Basic hardware
- A playback computer (Mac or Windows)
- Monitor or projector with HDMI input
- Reliable internet access (10Mbps+ downstream, wired if possible)
- A mic that can hear the room (USB mic preferred)
- A phone or support device for staff control
- Power, HDMI, and cable basics
- A Google account (for cross-device sync)
Recommended operating conditions
- Latest Chrome (the officially supported browser)
- At least 4 CPU cores, Apple Silicon M1 or later ideally
- 8GB RAM or more
- WebGL 2 capable GPU (discrete preferred; no SwiftShader fallback)

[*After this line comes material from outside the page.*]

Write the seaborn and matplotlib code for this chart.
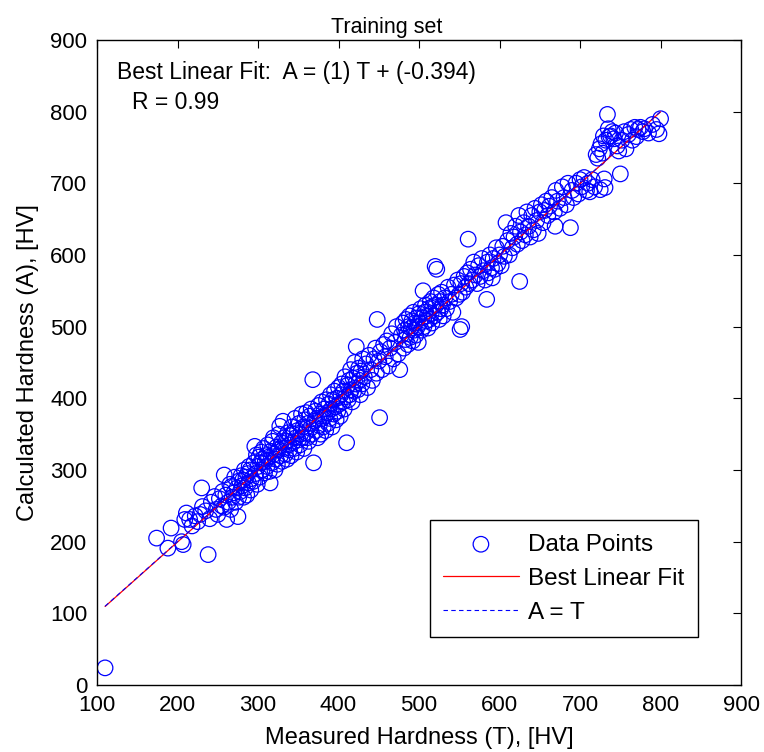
import matplotlib

matplotlib.use("Agg")
import matplotlib.pyplot as plt
import numpy as np
import seaborn as sns

# measured (T) and calculated (A) hardness, rows aligned
measured_hv = [
    110, 174, 188, 192, 205, 207, 209, 211, 215, 218,
    222, 225, 228, 230, 231, 235, 238, 240, 242, 246,
    248, 250, 252, 255, 258,
    256, 258, 260, 261, 263, 265, 266, 267, 268, 270,
    271, 272, 274, 275, 276, 277, 278, 279, 280, 281,
    282, 283, 284, 285, 286, 287, 288, 289, 290, 291,
    292, 294, 295, 296, 297, 298, 299, 300,
    301, 302, 303, 304, 305, 306, 307, 308, 309, 310,
    311, 312, 313, 314, 315, 316, 317, 318, 319, 320,
    321, 322, 323, 324, 325, 326, 327, 328, 329, 330,
    331, 332, 333, 334, 335, 336, 337, 338, 339, 340,
    341, 342, 343, 344, 345, 346, 347, 348, 349, 350,
    351, 352, 353, 354, 355, 356, 357, 358, 359, 360,
    361, 362, 363, 364, 365, 366, 367, 368, 369, 370,
    371, 372, 373, 374, 375, 376, 377, 378, 379, 380,
    381, 382, 383, 384, 385, 386, 387, 388, 389, 390,
    391, 392, 393, 394, 395, 396, 397, 398, 399, 400,
    401, 402, 403, 404, 405, 406, 407, 408, 409, 410,
    411, 412, 413, 414, 415, 416, 417, 418, 419, 420,
    421, 422, 423, 424, 425, 426, 427, 428, 429, 430,
    432, 434, 436, 438, 440, 442, 444, 446, 447, 448,
    450, 451, 452, 454, 456,
    458, 460, 462, 464, 466, 468, 470, 472, 474, 476,
    478, 480, 481, 482, 483, 484, 485, 486, 487, 488,
    489, 490, 491, 492, 493, 494, 495, 496, 497, 498,
    499, 500,
    501, 502, 503, 504, 505, 506, 507, 508, 509, 510,
    511, 512, 513, 514, 515, 516, 517, 518, 519, 520,
    521, 522, 523, 524, 525, 526, 527, 528, 529, 530,
    532, 534, 536, 538, 540, 542, 544, 546, 548, 550,
    551, 553,
    552, 554, 556, 558, 560, 561, 562, 564, 566, 568,
    570, 572, 574, 576, 578, 580, 582, 584, 585, 586,
    588, 590, 591, 592, 594, 596, 598, 600, 602, 604,
    606, 608, 610, 612, 614, 616, 618, 620, 622, 624,
    625, 626, 628, 630, 632, 634, 636, 638, 640, 642,
    644, 646, 648, 650, 652, 654, 656, 658, 660, 662,
    665, 668, 669, 670, 672, 675, 678, 680, 683, 685,
    688, 690, 692, 695, 698, 700, 702, 705, 708, 710,
    712, 715, 718, 720, 722, 724, 725, 726, 728, 729,
    730, 731, 732, 734, 735, 736, 738, 740, 742, 744,
    746, 748, 750, 752, 755, 757, 760, 763, 765, 768,
    770, 772, 775, 778, 780, 785, 790, 795, 798, 800,
]
calculated_hv = [
    24, 205, 191, 219, 200, 196, 231, 240, 231, 222,
    236, 228, 238, 275, 249, 243, 182, 232, 255, 263,
    245, 238, 260, 250, 293,
    270, 248, 265, 231, 255, 280, 245, 277, 262, 268,
    290, 255, 275, 235, 262, 285, 270, 292, 278, 286,
    262, 300, 275, 290, 265, 295, 282, 305, 300, 272,
    288, 284, 310, 333, 295, 321, 280, 305,
    318, 290, 310, 325, 300, 315, 330, 296, 312, 320,
    305, 335, 318, 298, 282, 326, 310, 340, 345, 322,
    300, 315, 332, 308, 328, 350, 361, 320, 338, 312,
    368, 330, 345, 322, 340, 315, 352, 335, 328, 348,
    320, 360, 338, 350, 330, 372, 345, 325, 355, 342,
    365, 335, 350, 378, 345, 360, 330, 370, 352, 380,
    345, 365, 340, 375, 358, 385, 350, 426, 310, 368,
    382, 355, 372, 345, 390, 362, 378, 350, 395, 372,
    360, 385, 375, 355, 398, 380, 365, 392, 372, 405,
    385, 360, 398, 378, 410, 388, 370, 400, 382, 415,
    392, 375, 405, 420, 395, 410, 385, 430, 402, 338,
    418, 398, 425, 405, 440, 412, 395, 428, 410, 450,
    420, 472, 435, 412, 442, 425, 405, 438, 420, 455,
    430, 448, 415, 460, 440, 425, 455, 470, 435, 510,
    452, 373, 465, 440, 475,
    458, 480, 445, 470, 490, 455, 478, 500, 462, 440,
    488, 505, 470, 495, 482, 510, 490, 475, 500, 515,
    485, 498, 508, 480, 520, 495, 505, 488, 512, 500,
    478, 518,
    505, 525, 495, 512, 550, 500, 520, 530, 508, 515,
    498, 525, 510, 535, 518, 505, 528, 540, 515, 584,
    530, 580, 520, 545, 510, 535, 525, 548, 530, 515,
    540, 525, 555, 535, 545, 520, 558, 540, 565, 545,
    496, 500,
    560, 548, 570, 555, 575, 622, 560, 580, 565, 590,
    572, 560, 585, 570, 595, 578, 565, 538, 590, 575,
    600, 582, 568, 595, 580, 610, 588, 600, 585, 612,
    598, 645, 620, 600, 630, 610, 625, 640, 615, 655,
    563, 632, 620, 645, 628, 660, 640, 625, 655, 635,
    665, 648, 630, 660, 670, 645, 662, 675, 655, 668,
    680, 660, 640, 690, 675, 665, 695, 680, 670, 700,
    638, 690, 680, 700, 685, 705, 695, 708, 690, 700,
    688, 705, 695, 740, 735, 748, 691, 755, 742, 766,
    706, 694, 760, 796, 776, 765, 766, 772, 762, 770,
    752, 745, 713, 760, 772, 748, 768, 775, 760, 778,
    765, 775, 778, 772, 776, 770, 782, 775, 769, 790,
]

fit_slope = 1.0
fit_intercept = -0.394
r_value = 0.99

sns.set_theme(style="white")
plt.rcParams["font.family"] = ["Liberation Sans", "DejaVu Sans"]
plt.rcParams["text.color"] = "black"
plt.rcParams["axes.labelcolor"] = "black"
plt.rcParams["xtick.color"] = "black"
plt.rcParams["ytick.color"] = "black"

fig = plt.figure(figsize=(7.64, 7.52), dpi=100)
ax = fig.add_axes([0.127, 0.089, 0.843, 0.858])

sns.scatterplot(
    x=measured_hv,
    y=calculated_hv,
    marker="o",
    s=125,
    facecolor="none",
    edgecolor="blue",
    linewidth=0.9,
    label="Data Points",
    ax=ax,
)

t_ends = np.array([min(measured_hv), max(measured_hv)])
sns.lineplot(x=t_ends, y=fit_slope * t_ends + fit_intercept, color="red",
             linewidth=0.9, label="Best Linear Fit", ax=ax)
sns.lineplot(x=t_ends, y=t_ends, color="blue", linewidth=0.8,
             linestyle=(0, (4, 3)), label="A = T", ax=ax)

ax.set_xlim(100, 900)
ax.set_ylim(0, 900)
ax.set_xticks(range(100, 901, 100))
ax.set_yticks(range(0, 901, 100))
ax.tick_params(direction="in", length=6, width=0.8, top=True, right=True,
               labelsize=16, pad=7)
for spine in ax.spines.values():
    spine.set_color("black")
    spine.set_linewidth(1.0)

ax.set_title("Training set", fontsize=15.5, pad=5, x=0.45)
ax.set_xlabel("Measured Hardness (T), [HV]", fontsize=17, labelpad=8)
ax.set_ylabel("Calculated Hardness (A), [HV]", fontsize=17, labelpad=8)

ax.text(125, 855, f"Best Linear Fit:  A = ({fit_slope:g}) T + ({fit_intercept:g})",
        fontsize=16.5, va="center", ha="left")
ax.text(143, 813, f"R = {r_value:g}", fontsize=16.5, va="center", ha="left")

leg = ax.legend(loc="lower right", bbox_to_anchor=(0.933, 0.074), fontsize=17.5,
                frameon=True, fancybox=False, edgecolor="black", framealpha=1,
                handlelength=3.1, handletextpad=0.4, labelspacing=0.5,
                borderpad=0.55, borderaxespad=0)
leg.get_frame().set_linewidth(1.0)

fig.savefig("out.png", dpi=100)
plt.close(fig)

- Wired Ethernet or a venue-only 5GHz Wi-Fi SSID
- Sleep, auto-lock, and screensaver disabled
- Always on AC power (not battery saver)
Realistic hardware options
- Existing bar / venue PC (Windows or Mac)
- Anything from 2019 onward is usually fine. Machines older than about five years need verification. The test is simple: run the demo fullscreen for 30 minutes and confirm FPS stays steady.
- Cheap mini PCs (Intel NUC, Beelink, MINISFORUM)
- A dedicated playback machine typically costs $300 to $500. Best choice if you do not want to tie up the bar's main PC. HDMI out and Wi-Fi are the only requirements.
- Mac mini / MacBook Air (M1 or later)
- Apple Silicon delivers very stable WebGL. Slightly pricier, but refurbished models start around $600.
- Avoid
- Pre-2015 Intel Macs, integrated-GPU budget laptops, tablets / Chromebooks (not recommended as the primary display).
Network realities
The 10Mbps figure is a floor, not a target. Sharing the connection with customer Wi-Fi on a packed Friday night will cause moments where bandwidth simply evaporates and playback stalls. Keep a venue-only SSID, or buy a dedicated line.
If a wired connection is available, use it unconditionally. Wireless is subject to interference from microwaves, neighboring venue Wi-Fi, and more — real-world dropouts do happen. Keep a mobile hotspot available only as an emergency fallback.